Examining Apple TV's 'Pluribus' Using Jewish Texts
The new hit TV show Pluribus opens with a radical premise (spoilers ahead!): What if all of humanity except for twelve people were infected with a virus that transformed them into the nicest hive mind imaginable? This conglomerate being speaks with the pronoun “we” and simultaneously occupies billions of people across the planet, sharing knowledge and understanding of what each infected individual knows and is experiencing. However, the hive mind cannot harm other creatures or even plants, and wants to make the lives of the twelve remaining unchanged humans as nice as possible, all the while researching how to unite the remaining twelve humans with the bonded being.
Enter Carol Sturka, a stubborn middle-aged author of romantasy novels who remains unchanged from the hive infection, even as her wife Helen dies when it infects her. Following Carol, the season explores themes of grief, individuality, normalcy, and the lengths we go for the values we hold dear.
Carol’s grief begins but does not end with the loss of her wife, Helen, to the hive virus. The newly-transformed society offers her empathy, stating in the “we” form how sorry they are that she feels such pain and offering her water as she digs a grave for her beloved. Carol declines.
As themes of grief and navigating abnormal times permeate the show, I found many parallels between the struggles of Carol to adapt to her new life and the struggles that many Jewish communities have faced in starting over after instances of extreme change, violence, and loss.
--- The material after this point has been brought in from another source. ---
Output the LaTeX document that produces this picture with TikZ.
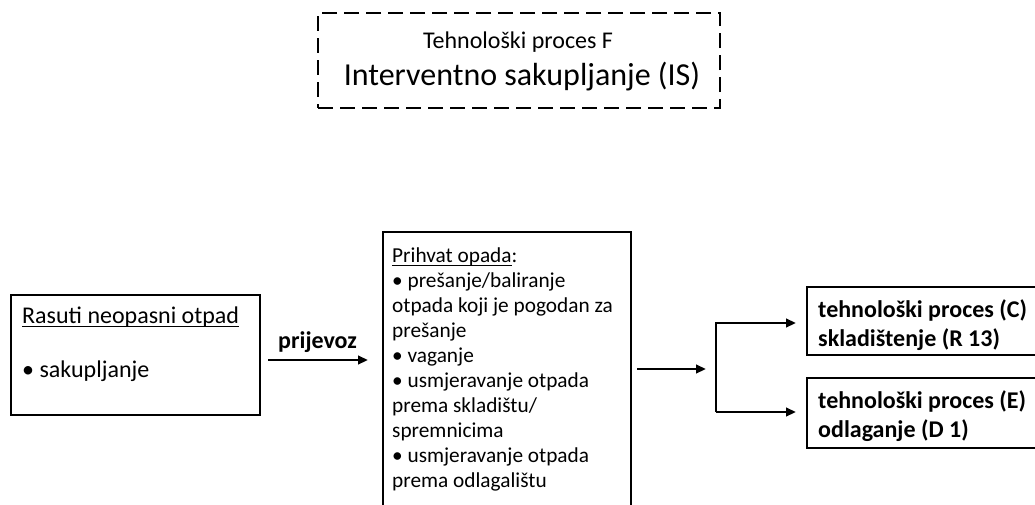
\documentclass[tikz,border=0pt]{standalone}
\usepackage{fontspec}
\setmainfont{Carlito}
\usetikzlibrary{arrows.meta}
\newcommand\myul[1]{\setbox0\hbox{#1}\rlap{\rule[-4pt]{\wd0}{1.5pt}}\box0}
\begin{document}
\begin{tikzpicture}[x=1pt,y=-1pt,
  box/.style={draw, line width=2.8pt, inner sep=0pt, outer sep=0pt, anchor=north west},
  dashbox/.style={box, dash pattern=on 15pt off 7pt},
  txt/.style={inner sep=0pt, anchor=base west},
  ctxt/.style={inner sep=0pt, anchor=base},
  body/.style={font=\fontsize{24}{29}\selectfont},
  mid/.style={font=\fontsize{21.3}{25}\selectfont},
  bigt/.style={font=\fontsize{32}{38}\selectfont},
  boldt/.style={font=\fontsize{24}{29}\selectfont\bfseries},
  arr/.style={line width=2.4pt, -{Triangle[length=10pt,width=8.5pt]}}]
\useasboundingbox (0,0) rectangle (1035,504);
\fill[white] (0,0) rectangle (1035,504);
\clip (0,0) rectangle (1035,504);

% title
\node[dashbox, minimum width=402pt, minimum height=95pt] (title) at (318,13) {};
\node[ctxt, body] (t1) at (518,48) {Tehnološki proces F};
\node[ctxt, bigt] (t2) at (522,85) {Interventno sakupljanje (IS)};

% left box
\node[box, minimum width=249pt, minimum height=120pt] (left) at (11,295) {};
\node[txt, body] (l1) at (22,323) {\myul{Rasuti neopasni otpad}};
\node[txt, body] (l2) at (22,377) {• sakupljanje};

% transport
\node[txt, boldt] (prij) at (278,348) {prijevoz};
\coordinate (p1) at (268,360);
\coordinate (p2) at (368,360);
\draw[arr] (p1) -- (p2);

% middle box
\node[box, minimum width=248pt, minimum height=290pt] (mbox) at (383,232) {};
\node[txt, mid] (m0) at (392,262.0) {\myul{Prihvat opada}:};
\node[txt, mid] (m1) at (392,287.1) {• prešanje/baliranje};
\node[txt, mid] (m2) at (392,312.2) {otpada koji je pogodan za};
\node[txt, mid] (m3) at (392,337.3) {prešanje};
\node[txt, mid] (m4) at (392,362.4) {• vaganje};
\node[txt, mid] (m5) at (392,387.5) {• usmjeravanje otpada};
\node[txt, mid] (m6) at (392,412.6) {prema skladištu/};
\node[txt, mid] (m7) at (392,437.7) {spremnicima};
\node[txt, mid] (m8) at (392,462.8) {• usmjeravanje otpada};
\node[txt, mid] (m9) at (392,487.9) {prema odlagalištu};

% branch
\coordinate (q1) at (637,369);
\coordinate (q2) at (706,369);
\draw[arr] (q1) -- (q2);
\coordinate (jt) at (716,323);
\coordinate (jb) at (716,412);
\coordinate (ta) at (796,323);
\coordinate (ba) at (796,412);
\draw[arr, line join=miter] (jb) -- (jt) -- (ta);
\draw[arr] (jb) -- (ba);

% right boxes
\node[box, minimum width=250pt, minimum height=68pt] (rc) at (807,287) {};
\node[txt, boldt] (rc1) at (818,317) {tehnološki proces (C)};
\node[txt, boldt] (rc2) at (818,346) {skladištenje (R 13)};
\node[box, minimum width=250pt, minimum height=70pt] (re) at (807,378) {};
\node[txt, boldt] (re1) at (818,408) {tehnološki proces (E)};
\node[txt, boldt] (re2) at (818,437) {odlaganje (D 1)};
\end{tikzpicture}
\end{document}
Starting with the destruction of the First Temple, Jewish communities have continuously had to begin again after experiencing persecution.
Yet as much as grief and loss during times of change have been common threads among Jewish communities across the globe, they also have never been our defining features. A story from the Talmud suggests that when a funeral procession and a wedding procession meet at an intersection, the wedding procession takes precedent. To me, this indicates the importance of intentional joy in times of hardship and making space for natural moments of happiness even amidst loss.
Carol’s experience in the post-hive world reflects this lesson. She struggles with alcoholism as a coping mechanism for grief and presents a portrait of emotional rawness that is, at times, painful to watch. She spends entire scenes sobbing, yelling, behaving rudely to others, soaking in her stubbornness in a way that other survivors do not.
But we also see her in simpler moments, where she enjoys a meal that reminds her of Helen and develops a friendship with Zosia, who is part of the hive. Carol is allowed her lament of the world she lost in a messy way that feels feminist in its harsh, unpalatable portrayal of female grief. This step towards nuance celebrates female anger, allowing for the emotion to exist without judgment while also making space for joy.
Carol’s messiness and grit also arise from her desire to save the hive from themselves by restoring their individuality. Such noble aims—and such messy means—are reflected in a Midrash from Buber’s Tanchuma, where Rabbi Judah bar Ilai says that if he had been with Noah during the period of floods on the Ark, “[he] would have smashed down [the doors of] the Ark and taken [himself] out of it.”
Through this quote, the Rabbi reveals a similar feeling to Carol—one simultaneously of desperation amidst uncertain times and of need to act, to do something for the greater good. Indeed, at the center of the Jewish principle of Tikkun Olam (repairing the world) is the idea that to save one life is to have saved a world, further validating Carol’s emancipatory pushes for the hive people.
In line with Jewish theology, there is rarely a straightforward answer. In the case of Pluribus, what Carol perceives as saving lives by liberating hive members from the hive virus, other non-hive individuals perceive as destroying a fragile harmony; a world in which finally there are no murders, no violent crimes, and in which the hive itself can do no harm to others.
There is no right answer ultimately, and that is an uncomfortable truth that viewers are left to wrestle with themselves. Just as with Jewish texts, there are a multitude of interpretations about what comes next, what the best course is through uncertainty, and how to cope with grief that can be understood through the on-screen portrayals of Pluribus.
I appreciated the show’s open-ended nature to these ethical debates—rather than preaching a specific standpoint, the entire show comes across as a question. What would you do if your loved ones became hive-mind entities? Would you want them to pretend to be normal or to drop the facade of normalcy? Would you miss the everyday interactions at the grocery store or the inconvenience of traffic? Would you see destroying the hive virus as a liberation of individuals or the destruction of a community? There is no correct answer, but grappling with the questions themselves will take Carol and viewers on an internal journey of their own, making it well worth the watch.